PROBLEM: In the entries below, count every line with the word "that". Return only the count.
[START OF INPUT]
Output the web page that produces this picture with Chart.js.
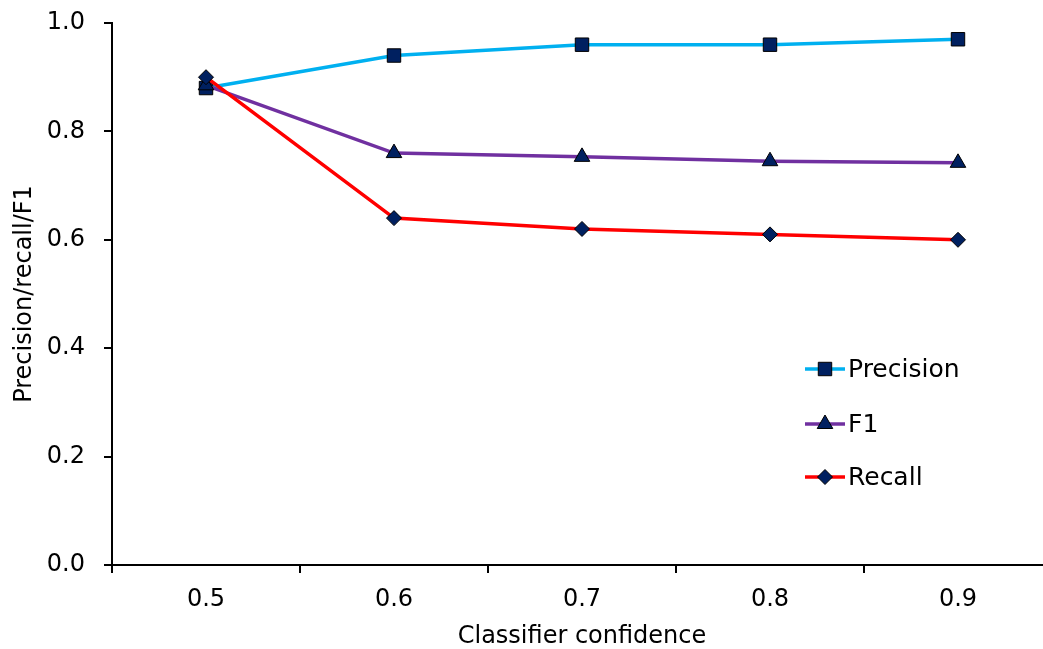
<!DOCTYPE html>
<html>
<head>
<meta charset="utf-8">
<script src="https://cdn.jsdelivr.net/npm/chart.js@4/dist/chart.umd.min.js"></script>
<style>
    body { margin: 0; background: #fff; overflow: hidden; }
    #wrap { width: 1043px; height: 649px; position: relative; }
    #prfChart { display: block; }
</style>
</head>
<body>
<div id="wrap"><canvas id="prfChart" width="1043" height="649"></canvas></div>
<script>
// values
const confidence = ['0.5', '0.6', '0.7', '0.8', '0.9'];
const precision = [0.88, 0.94, 0.96, 0.96, 0.97];
const f1 = [0.885, 0.76, 0.753, 0.745, 0.742];
const recall = [0.90, 0.64, 0.62, 0.61, 0.60];
const yTicks = [0, 0.2, 0.4, 0.6, 0.8, 1.0];

const seriesNames = ['Precision', 'F1', 'Recall'];
const lineColors = ['#00B0F0', '#7030A0', '#FF0000'];
const markerShapes = ['rect', 'triangle', 'rectRot'];
const markerSizes = [9.5, 9, 7.5];
const markerFill = '#002060';
const font = "'DejaVu Sans', Verdana, sans-serif";

function makeDataset(i, values, order) {
    return {
        label: seriesNames[i],
        data: values,
        borderColor: lineColors[i],
        backgroundColor: markerFill,
        borderWidth: 3.5,
        pointStyle: markerShapes[i],
        pointRadius: markerSizes[i],
        pointBackgroundColor: markerFill,
        pointBorderColor: '#000',
        pointBorderWidth: 1,
        tension: 0,
        order: order
    };
}

// small marker drawer for the legend
function drawMarker(ctx, shape, r, x, y) {
    ctx.beginPath();
    if (shape === 'rect') {
        const s = r * Math.SQRT1_2;
        ctx.rect(x - s, y - s, 2 * s, 2 * s);
    } else if (shape === 'triangle') {
        ctx.moveTo(x, y - r);
        ctx.lineTo(x + r * Math.sin(Math.PI / 3), y + r / 2);
        ctx.lineTo(x - r * Math.sin(Math.PI / 3), y + r / 2);
        ctx.closePath();
    } else {
        ctx.moveTo(x - r, y);
        ctx.lineTo(x, y - r);
        ctx.lineTo(x + r, y);
        ctx.lineTo(x, y + r);
        ctx.closePath();
    }
    ctx.fillStyle = markerFill;
    ctx.fill();
    ctx.lineWidth = 1;
    ctx.strokeStyle = '#000';
    ctx.stroke();
}

// the plot area in the reference runs a few px past the right edge of the picture
const plotRight = 1052;
function widen(chart) {
    const x = chart.scales.x;
    x.right = plotRight;
    x.width = plotRight - x.left;
    chart.chartArea.right = plotRight;
    chart.chartArea.width = plotRight - chart.chartArea.left;
    x.configure();
}
const widenPlot = {
    id: 'widenPlot',
    afterLayout: widen,
    beforeDatasetsUpdate: widen
};

const insideLegend = {
    id: 'insideLegend',
    afterDraw(chart) {
        const ctx = chart.ctx;
        const area = chart.chartArea;
        const x0 = area.right - 247;
        const rows = [369, 424, 477];
        ctx.save();
        seriesNames.forEach((name, i) => {
            const y = rows[i];
            ctx.beginPath();
            ctx.moveTo(x0, y);
            ctx.lineTo(x0 + 40, y);
            ctx.lineWidth = 3.5;
            ctx.strokeStyle = lineColors[i];
            ctx.stroke();
            drawMarker(ctx, markerShapes[i], markerSizes[i], x0 + 20, y);
            ctx.fillStyle = '#000';
            ctx.font = '25px ' + font;
            ctx.textAlign = 'left';
            ctx.textBaseline = 'middle';
            ctx.fillText(name, x0 + 43, y + 1);
        });
        ctx.restore();
    }
};

const ctx = document.getElementById('prfChart').getContext('2d');
new Chart(ctx, {
    type: 'line',
    data: {
        labels: confidence,
        datasets: [
            makeDataset(0, precision, 2),
            makeDataset(1, f1, 1),
            makeDataset(2, recall, 0)
        ]
    },
    options: {
        responsive: false,
        animation: false,
        layout: { padding: { top: 23, left: 10, right: 0, bottom: 0 } },
        plugins: {
            legend: { display: false },
            tooltip: { enabled: false }
        },
        scales: {
            x: {
                type: 'category',
                offset: true,
                afterFit: s => {
                    s.height = 84;
                    s.paddingLeft = 0;
                    s.paddingRight = 0;
                },
                grid: {
                    offset: true,
                    drawOnChartArea: false,
                    drawTicks: true,
                    tickLength: 8,
                    color: '#000',
                    lineWidth: 2
                },
                border: { display: true, color: '#000', width: 2 },
                ticks: {
                    color: '#000',
                    font: { family: font, size: 24 },
                    padding: 12,
                    maxRotation: 0
                },
                title: {
                    display: true,
                    text: 'Classifier confidence',
                    color: '#000',
                    font: { family: font, size: 24, lineHeight: 1.0 },
                    padding: { top: 0, bottom: 0 }
                }
            },
            y: {
                min: 0,
                max: 1,
                afterBuildTicks: axis => {
                    axis.ticks = yTicks.map(v => ({ value: v }));
                },
                afterFit: s => {
                    s.width = 102;
                    s.paddingTop = 0;
                    s.paddingBottom = 0;
                },
                grid: {
                    drawOnChartArea: false,
                    drawTicks: true,
                    tickLength: 8,
                    color: '#000',
                    lineWidth: 2
                },
                border: { display: true, color: '#000', width: 2 },
                ticks: {
                    color: '#000',
                    font: { family: font, size: 24 },
                    padding: 19,
                    callback: v => Number(v).toFixed(1)
                },
                title: {
                    display: true,
                    text: 'Precision/recall/F1',
                    color: '#000',
                    font: { family: font, size: 24 },
                    padding: { top: 0, bottom: 0 }
                }
            }
        }
    },
    plugins: [widenPlot, insideLegend]
});
</script>
</body>
</html>
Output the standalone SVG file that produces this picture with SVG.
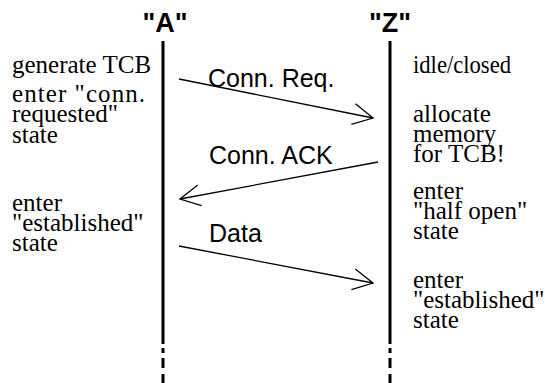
<svg xmlns="http://www.w3.org/2000/svg" width="545" height="383" viewBox="0 0 545 383">
  <style>
    .head { font-family: "Liberation Sans", Arial, sans-serif; font-weight: bold; font-size: 27px; fill: #000; }
    .msg { font-family: "Liberation Sans", Arial, sans-serif; font-size: 25px; fill: #000; }
    .note { font-family: "Liberation Serif", "Times New Roman", serif; font-size: 25px; fill: #000; }
    .life { stroke: #000; stroke-width: 3; fill: none; }
    .arrow { stroke: #000; stroke-width: 1.3; fill: none; marker-end: url(#open); }
  </style>
  <defs>
    <marker id="open" markerUnits="userSpaceOnUse" viewBox="-22 -13 24 26" markerWidth="24" markerHeight="26" refX="0" refY="0" orient="auto">
      <path d="M-20,-10.5 L0,0 L-20,10.5" fill="none" stroke="#000" stroke-width="1.3"/>
    </marker>
  </defs>
  <rect width="545" height="383" fill="#fff"/>

  <!-- endpoint A -->
  <g id="host-a">
    <text class="head" x="165" y="32" text-anchor="middle">"A"</text>
    <line class="life" x1="163" y1="41" x2="163" y2="344"/>
    <path class="life" d="M163,348 V353 M163,358 V368 M163,374 V383"/>
    <text class="note" x="12" y="73">generate TCB</text>
    <text class="note" x="12" y="102" textLength="133" lengthAdjust="spacing">enter "conn.</text>
    <text class="note" x="12" y="122">requested"</text>
    <text class="note" x="12" y="143">state</text>
    <text class="note" x="12" y="211">enter</text>
    <text class="note" x="12" y="231">"established"</text>
    <text class="note" x="12" y="251">state</text>
  </g>

  <!-- endpoint Z -->
  <g id="host-z">
    <text class="head" x="390" y="32" text-anchor="middle">"Z"</text>
    <line class="life" x1="390" y1="41" x2="390" y2="344"/>
    <path class="life" d="M390,348 V353 M390,358 V368 M390,374 V383"/>
    <text class="note" x="413" y="73" textLength="98" lengthAdjust="spacingAndGlyphs">idle/closed</text>
    <text class="note" x="413" y="122">allocate</text>
    <text class="note" x="413" y="142">memory</text>
    <text class="note" x="413" y="162">for TCB!</text>
    <text class="note" x="413" y="199">enter</text>
    <text class="note" x="413" y="219">"half open"</text>
    <text class="note" x="413" y="239">state</text>
    <text class="note" x="413" y="288">enter</text>
    <text class="note" x="413" y="308">"established"</text>
    <text class="note" x="413" y="328">state</text>
  </g>

  <!-- messages -->
  <g id="messages">
    <line class="arrow" x1="179" y1="79" x2="373" y2="118"/>
    <text class="msg" x="208" y="87">Conn. Req.</text>
    <line class="arrow" x1="378" y1="162" x2="180" y2="199"/>
    <text class="msg" x="209" y="164">Conn. ACK</text>
    <line class="arrow" x1="179" y1="246" x2="373" y2="283"/>
    <text class="msg" x="209" y="242">Data</text>
  </g>
</svg>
[END OF INPUT]
RESULT FOR THIS TASK: 2